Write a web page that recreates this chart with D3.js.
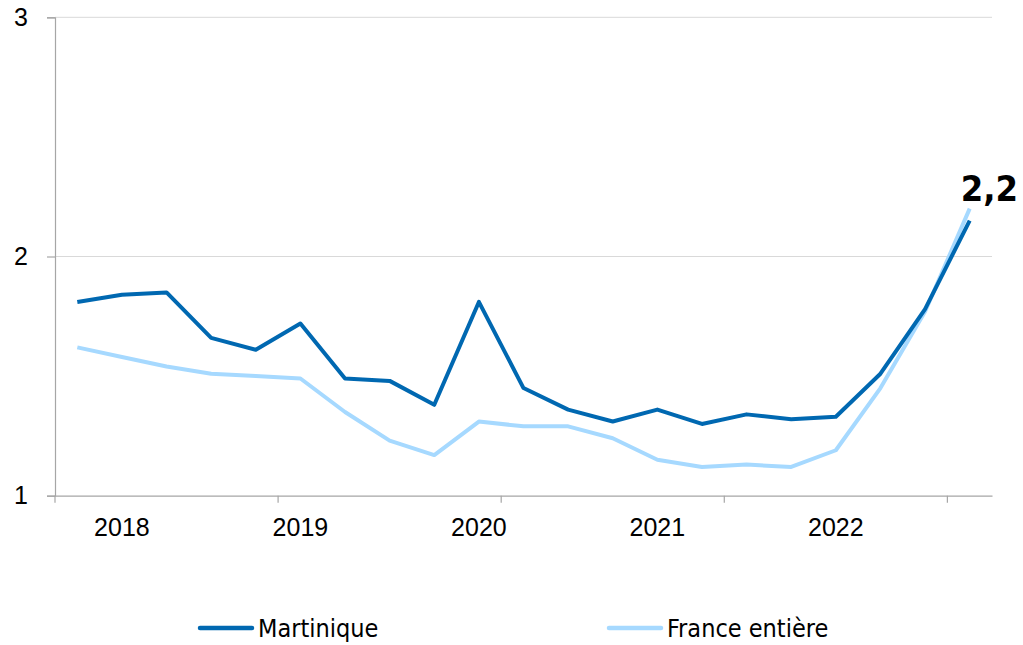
<!DOCTYPE html>
<html>
<head>
<meta charset="utf-8">
<script src="https://cdn.jsdelivr.net/npm/d3@7"></script>
<style>
  html, body { margin: 0; padding: 0; background: #fff; }
  svg { display: block; font-family: "DejaVu Sans Condensed", "DejaVu Sans", sans-serif; font-stretch: condensed; }
</style>
</head>
<body>
<div id="chart"></div>
<script>
// quarterly series, 2017 T4 -> 2022 T4
const quarters = [
  "2017T4",
  "2018T1", "2018T2", "2018T3", "2018T4",
  "2019T1", "2019T2", "2019T3", "2019T4",
  "2020T1", "2020T2", "2020T3", "2020T4",
  "2021T1", "2021T2", "2021T3", "2021T4",
  "2022T1", "2022T2", "2022T3", "2022T4",
];
// label shown under a category ("" = none)
const axisLabels = [
  "", "2018", "", "", "",
  "2019", "", "", "", "2020", "", "", "",
  "2021", "", "", "", "2022", "", "", "",
];
const martinique = [
  1.81, 1.84, 1.85, 1.66, 1.61, 1.72, 1.49, 1.48, 1.38, 1.81, 1.45,
  1.36, 1.31, 1.36, 1.30, 1.34, 1.32, 1.33, 1.51, 1.78, 2.15,
];
const france = [
  1.62, 1.58, 1.54, 1.51, 1.50, 1.49, 1.35, 1.23, 1.17, 1.31, 1.29,
  1.29, 1.24, 1.15, 1.12, 1.13, 1.12, 1.19, 1.45, 1.77, 2.20,
];
const yTicks = [1, 2, 3];
const lastLabel = "2,2";

const series = [
  { name: "Martinique", values: martinique, color: "#0068b1" },
  { name: "France entière", values: france, color: "#a6d9ff" },
];

const width = 1023;
const height = 645;
const margin = { top: 17.3, right: 31, bottom: 149.3, left: 55 };

const svg = d3.select("#chart")
  .append("svg")
  .attr("width", width)
  .attr("height", height);

const x = d3.scaleBand()
  .domain(quarters)
  .range([margin.left, width - margin.right])
  .padding(0);

const y = d3.scaleLinear()
  .domain([1, 3])
  .range([height - margin.bottom, margin.top]);

const cx = (q) => x(q) + x.bandwidth() / 2;

// gridlines
svg.append("g")
  .selectAll("line")
  .data(yTicks.filter((d) => d > 1))
  .join("line")
  .attr("x1", margin.left)
  .attr("x2", width - margin.right)
  .attr("y1", (d) => y(d))
  .attr("y2", (d) => y(d))
  .attr("stroke", "#d9d9d9")
  .attr("stroke-width", 1);

// y axis
const yAxis = svg.append("g")
  .attr("transform", `translate(${margin.left},0)`)
  .call(d3.axisLeft(y).tickValues(yTicks).tickSize(8).tickPadding(19).tickFormat(d3.format("d")));
yAxis.select(".domain").attr("stroke", "#a6a6a6").attr("stroke-width", 1.2);
yAxis.selectAll(".tick line").attr("stroke", "#a6a6a6").attr("stroke-width", 1.2);
yAxis.selectAll(".tick text")
  .attr("fill", "#000")
  .style("font-size", "25px")
  .style("font-family", "inherit");

// x axis: labels centred on category, tick marks on every 5th boundary
const xAxis = svg.append("g")
  .attr("transform", `translate(0,${height - margin.bottom})`)
  .call(d3.axisBottom(x)
    .tickValues(quarters.filter((q, i) => axisLabels[i] !== ""))
    .tickSize(0)
    .tickPadding(23)
    .tickFormat((q) => axisLabels[quarters.indexOf(q)]));
xAxis.select(".domain").attr("stroke", "#a6a6a6").attr("stroke-width", 1.2);
xAxis.selectAll(".tick text")
  .attr("fill", "#000")
  .style("font-size", "25px")
  .style("font-family", "inherit");
xAxis.append("g")
  .selectAll("line")
  .data(quarters.filter((q, i) => i % 5 === 0))
  .join("line")
  .attr("x1", (q) => x(q))
  .attr("x2", (q) => x(q))
  .attr("y1", 0)
  .attr("y2", 7)
  .attr("stroke", "#a6a6a6")
  .attr("stroke-width", 1.2);

// lines
const line = d3.line()
  .x((d, i) => cx(quarters[i]))
  .y((d) => y(d));

svg.append("g")
  .selectAll("path")
  .data(series.slice().reverse())
  .join("path")
  .attr("d", (s) => line(s.values))
  .attr("fill", "none")
  .attr("stroke", (s) => s.color)
  .attr("stroke-width", 4)
  .attr("stroke-linejoin", "round");

// end value label
svg.append("text")
  .attr("x", 1018)
  .attr("y", 201)
  .attr("text-anchor", "end")
  .style("font-size", "36px")
  .style("font-weight", "bold")
  .text(lastLabel);

// legend
const legendX = [200, 609];
const legend = svg.append("g")
  .selectAll("g")
  .data(series)
  .join("g")
  .attr("transform", (s, i) => `translate(${legendX[i]},628)`);
legend.append("line")
  .attr("x1", 0)
  .attr("x2", 52)
  .attr("stroke", (s) => s.color)
  .attr("stroke-width", 4.5)
  .attr("stroke-linecap", "round");
legend.append("text")
  .attr("x", 58)
  .attr("dy", "0.35em")
  .style("font-size", "25px")
  .text((s) => s.name);
</script>
</body>
</html>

================

## The task
Write out every line of the data that holds the word "chart".

## Solved exercise
Write a web page that recreates this chart with D3.js.
<div id="chart"></div>
const svg = d3.select("#chart")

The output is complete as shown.